Sometimes the Cheap Model Costs More

June 26, 2026 2 min read

I’ve been using an AI orchestration framework I built called Mozart.

You can check it out here: https://github.com/jstuart0/mozart-orchestration

The idea behind Mozart is pretty simple. Instead of asking one AI to build an entire feature, it coordinates a team of specialized agents. Each agent has a specific responsibility, and Mozart decides who should do what, validates their work, and keeps everything moving toward the end goal.

Mozart itself, along with a few of the more strategic agents, runs on Claude Opus. Most of the other agents use Claude Sonnet. That combination has worked extremely well for me.

Then I accidentally ran an experiment.

Last week I ran out of Sonnet usage on my subscription. Rather than stop working, I had Claude update all of the agents that normally used Sonnet so they would use Haiku instead. My thought process was that the real intelligence of the system lived in Mozart and the Opus-powered agents. The worker agents were just executing tasks, so Haiku would probably be good enough.

Overall, it wasn’t terrible.

When my Sonnet allotment reset, I thought I had Claude change everything back. Apparently it didn’t. I had been running on Haiku for another week without realizing it.

One of my coding agents is named Jackson. Jackson takes direction from Mozart and writes the code. Over the next week I kept noticing something felt off. Jackson was wandering away from the assigned task, missing details, or producing code that just wasn’t at the level I had become accustomed to.

What really stood out was Mozart’s behavior.

Mozart was constantly stepping in to correct Jackson, ask for revisions, validate the implementation, or outright reject it. It was spending far more time supervising than it normally does. At first I assumed I was just working on more difficult problems.

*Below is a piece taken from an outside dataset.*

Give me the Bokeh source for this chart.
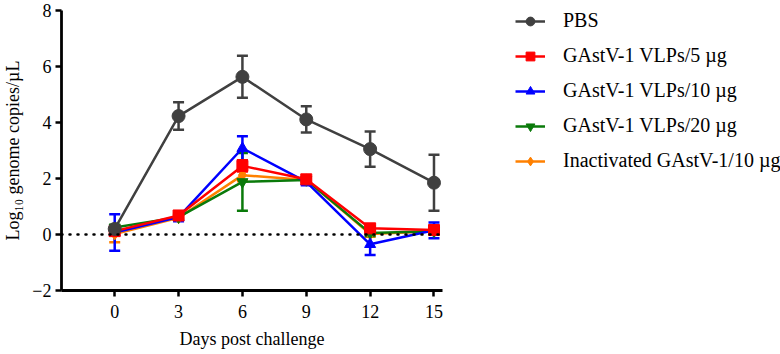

Then I checked the configuration.

Jackson was still running on Haiku.

I switched him back to Sonnet and almost immediately everything went back to normal. Jackson stayed focused on the assigned work, the quality improved, and Mozart stopped having to constantly intervene.

For me, this was a much more valuable lesson than any benchmark chart.

This wasn’t a synthetic coding test. This was my actual development workflow over the course of a week. The difference wasn’t that Haiku occasionally made a mistake. It was that it required significantly more oversight, which meant my most capable agent spent more time fixing work instead of moving the project forward.

I already suspected Haiku wasn’t the right model for serious software engineering, but experiencing it firsthand was different than simply reading benchmarks.

If you’re building multi-agent systems, don’t just think about the cost of the worker model. Think about the cost of supervision. A cheaper model that constantly needs correction can easily make the entire system less efficient.